Perfectly stated, understood. Just to clarify, that scalar field that gives the voltage is basically the equipotential lines right?

#### WBahn

Joined Mar 31, 2012
29,164
Yea cause the integration done in formulating the voltage in eqn 3 assumed that the path we integrated on was the simplest radial line starting from infinity to a point on the surface of the sphere. I'll have to do some research on non conservative electric fields, that I'm guessing thats when the field is not uniform or symetrical? or is it the case where the field lines simply don't travel in a straight line?
Because it is path-independent (for conservative electric fields), it doesn't matter which path you perform the integration on, so you try to choose a path that makes the evaluation of the integral as easy as possible.

The definition of a conservative vector field is that it is the gradient of some scalar field. In our case, the electric field is the gradient of the scalar potential (voltage) field. But that probably seems like a rather circular definition to you at this point.

A static electric field is one that is produced by a distribution of charges and it is conservative.

But an electric field that is produced by a changing magnetic field (and is called an "induced electric field" turns out to be nonconservative. It has nothing to do with symmetry or uniformity, but rather how the electric field comes about.

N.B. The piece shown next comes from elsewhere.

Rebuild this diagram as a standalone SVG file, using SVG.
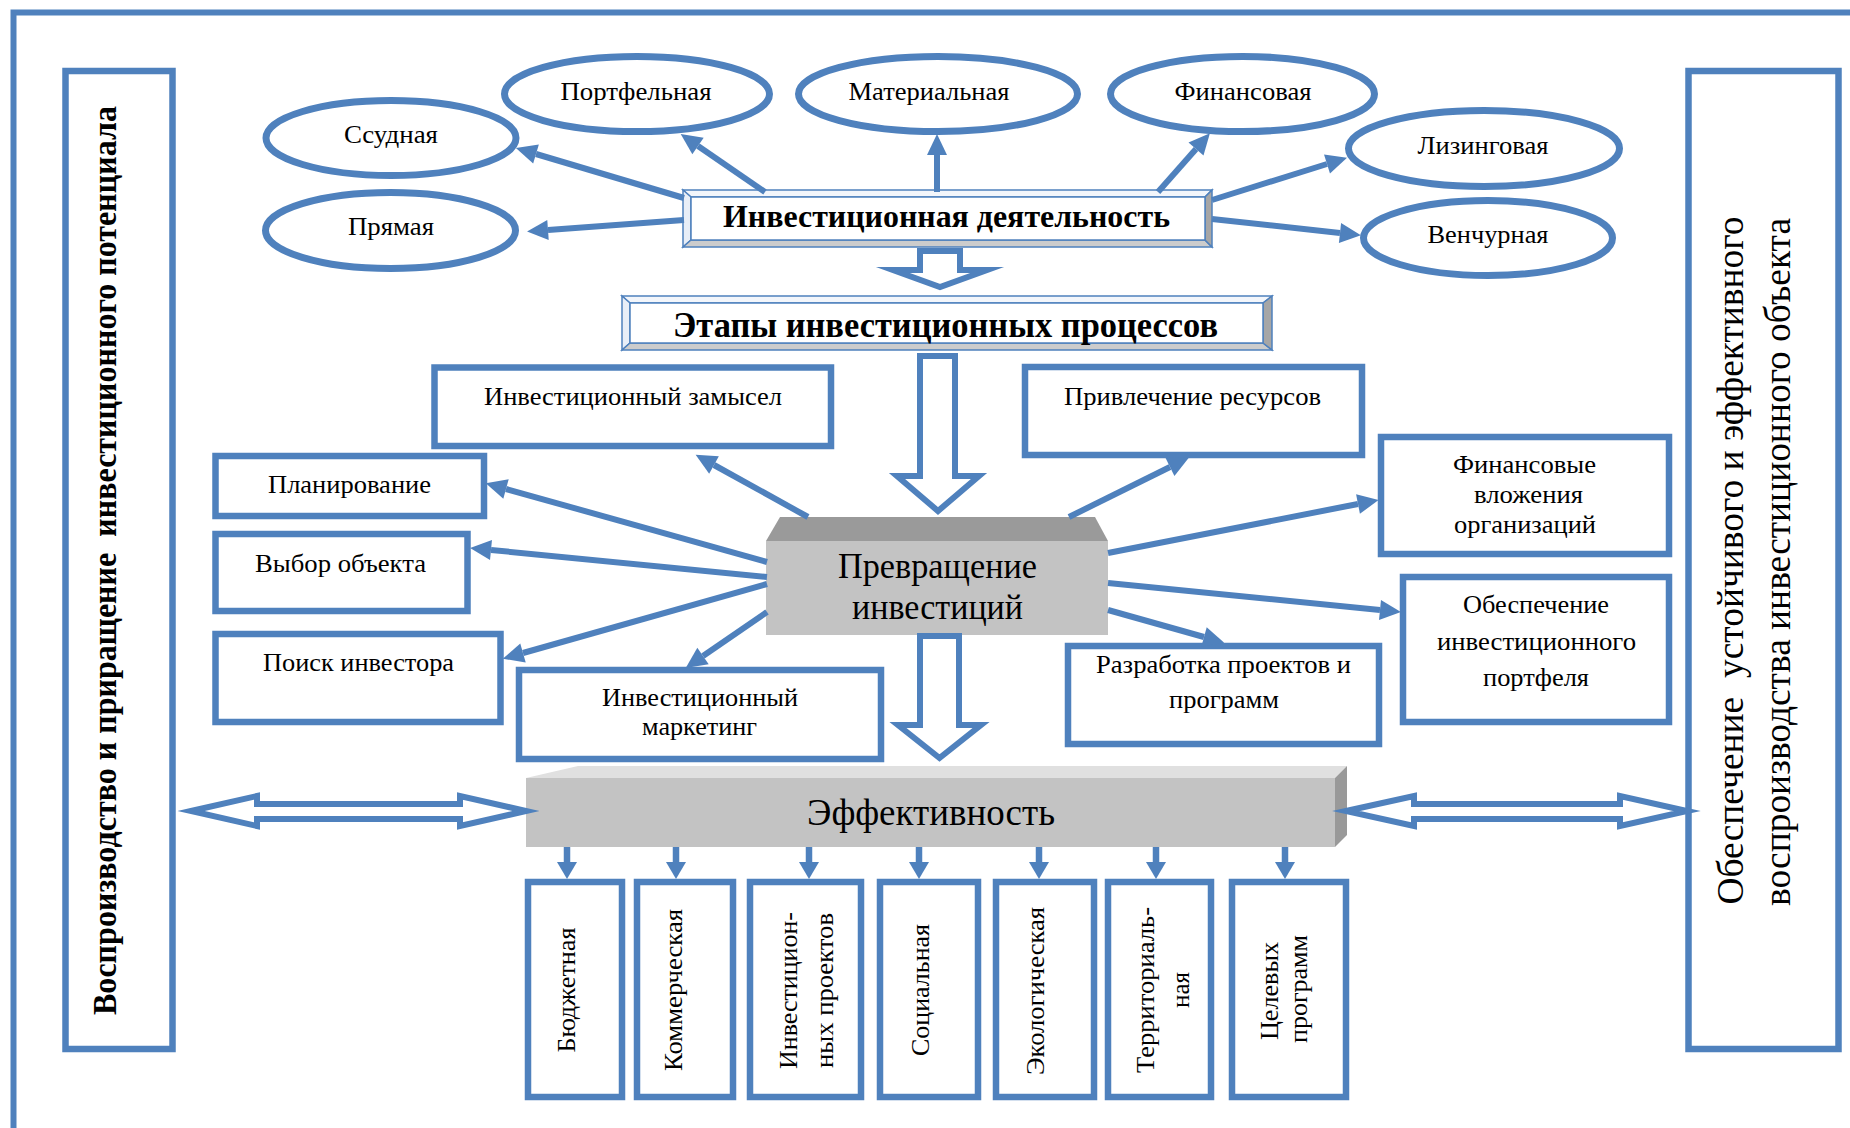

Perfectly stated, understood. Just to clarify, that scalar field that gives the voltage is basically the equipotential lines right?
Equipotential lines are a common way to graphically depict scalar fields of many types, such as lines of equal altitude on a topographic map.

#### kino007

Joined May 24, 2023
7
Because it is path-independent (for conservative electric fields), it doesn't matter which path you perform the integration on, so you try to choose a path that makes the evaluation of the integral as easy as possible.

The definition of a conservative vector field is that it is the gradient of some scalar field. In our case, the electric field is the gradient of the scalar potential (voltage) field. But that probably seems like a rather circular definition to you at this point.

A static electric field is one that is produced by a distribution of charges and it is conservative.

But an electric field that is produced by a changing magnetic field (and is called an "induced electric field" turns out to be nonconservative. It has nothing to do with symmetry or uniformity, but rather how the electric field comes about.

Equipotential lines are a common way to graphically depict scalar fields of many types, such as lines of equal altitude on a topographic map.
I forgot to tell you thanks, I was busy musing the answer you gave. The trouble im having is I always held differentiation in my head as breaking something down to its smallest derivative so that you can find its rate of change or gradient. And, integration has taking the smallest derivative of a thing and adding it up over a specific limit to reconstruct the whole. I know these are crude definitions for integration and differentiation but its how I've been able to "wrap my head around it"... Saying that, thinking of taking the derivative of a scalar field (lower dimensions) and breaking it down (taking the derivative) into a vector field (higher dimensions) does not compute with the current way I see derivatives.

I know the problem lies in the fundamental way I see derivatives, is seeing it as "breaking stuffs down" incorrect?

Again, Thank you for taking the time to share valuable knowledge with me.